Brooklyn Brewing Company - Brooklyn Brown Ale

Brooklyn Brewing Company - Brooklyn Brown Ale

Beer Club featured in U.S. Microbrewed Beer Club

Country:

United States

Alcohol by Volume:

5.6%

Brooklyn Brewing Company - Brooklyn Brown Ale

  • ABV:

    5.6%
  • Int’l Bittering Units (IBUs):

    30
  • Serving Temperature:

    40-45° F
The Brooklyn Brown Ale has been recognized nationally for its complex and delicious flavor. Made exclusively with American ingredients, it took the Bronze at the Great American Beer Festival in the Strong Ale category in 1991 as well as the Gold in 1992 when entered in the American Brown Ale category. It's brewed with a combination of two-row pale, crystal, chocolate and black malts to attain a complex creamy texture. You should note that Brooklyn Brown is more heavily hopped than its well-known British forbears. Look for a complex, full flavor that is described by beer guru Michael Jackson as, "brew that is closer to Newcastle than London, but bigger than either." He gives it three stars in his Pocket Guide to Beer and we know you're going to like it too!
In 1987, journalist Steve Hindy and banker Tom Potter quit their jobs and established the Brooklyn Brewery. Their initial goal was simply to bring good beer back to New York. They commissioned a fourth generation German brewer based in America to design Brooklyn Lager, their first beer. To find a recipe, brewer William Moeller consulted the notebooks of his grandfather, who had brewed beer in Brooklyn at the turn of the century.

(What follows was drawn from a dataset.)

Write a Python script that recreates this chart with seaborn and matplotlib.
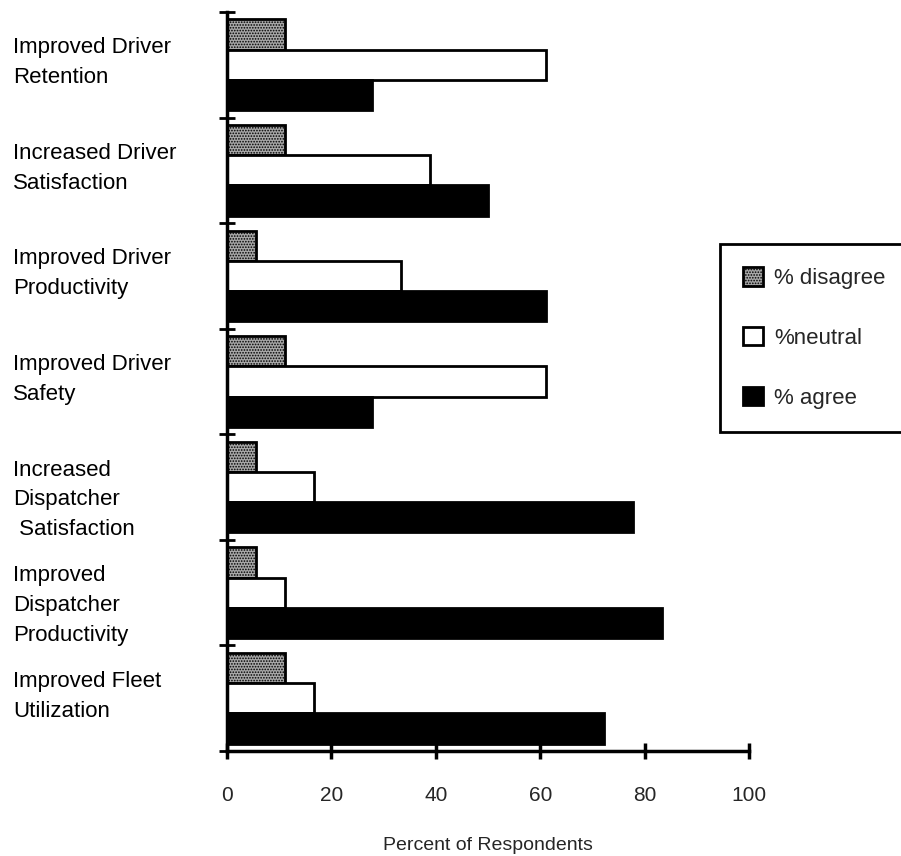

It was hard going at first for the two. They made a test batch of beer in their Brooklyn basement, only to find that most distributors were controlled by the big breweries and uninterested in small, local brands. They bought a van and began distributing their own beer, however, hard-boiled New York tavern owners were skeptical about a full-flavored beer that cost as much as the leading imports and was unadvertised.

Slowly but surely, the lager caught on and soon they were distributing more than a dozen microbrews. With that success, Hindy and Potter opened a new microbrewery three years ago, some 20 years after the last of the great Brooklyn breweries closed up shop. The new 25-barrel brewery is one of the largest in the East. The stainless steel brewhouse is set in an 1860's steel foundry in the Williamsburg section of Brooklyn - a mecca for artists and filmmakers such as Spike Lee. The Brooklyn Brewery's 50,000 square-foot brewing facility includes a tasting room, a 300-person party room, and a gallery for local artists.

Stephen Hindy, president and co-founder of Brooklyn Brewery, spent his earlier years working as a foreign correspondent for The Associated Press. Hindy says he learned homebrewing from American diplomats stuck in bone-dry Islamic countries such as Saudi Arabia and Kuwait. Hindy covered the Iran-Iraq war, the hostage crisis in Iran, and the Israeli invasion of Lebanon. He was sitting behind Egyptian leader Anwar Sadat when he was assassinated in Cairo.

Hindy, a 1971 graduate of Cornell University, is also a pioneer in the pairing of food and beer in New York, collaborating with some of New York's best chefs at Windows on the World, Tropica, and The Culinary Institute of New York. He is a former director of the American Institute of Wine & Food and the Fund for the Borough of Brooklyn. He has chaired the AIWF's American beer and food tastings, and with the Fund he founded NY Beerfest, the annual International Beer and Food Tasting under the Brooklyn Bridge.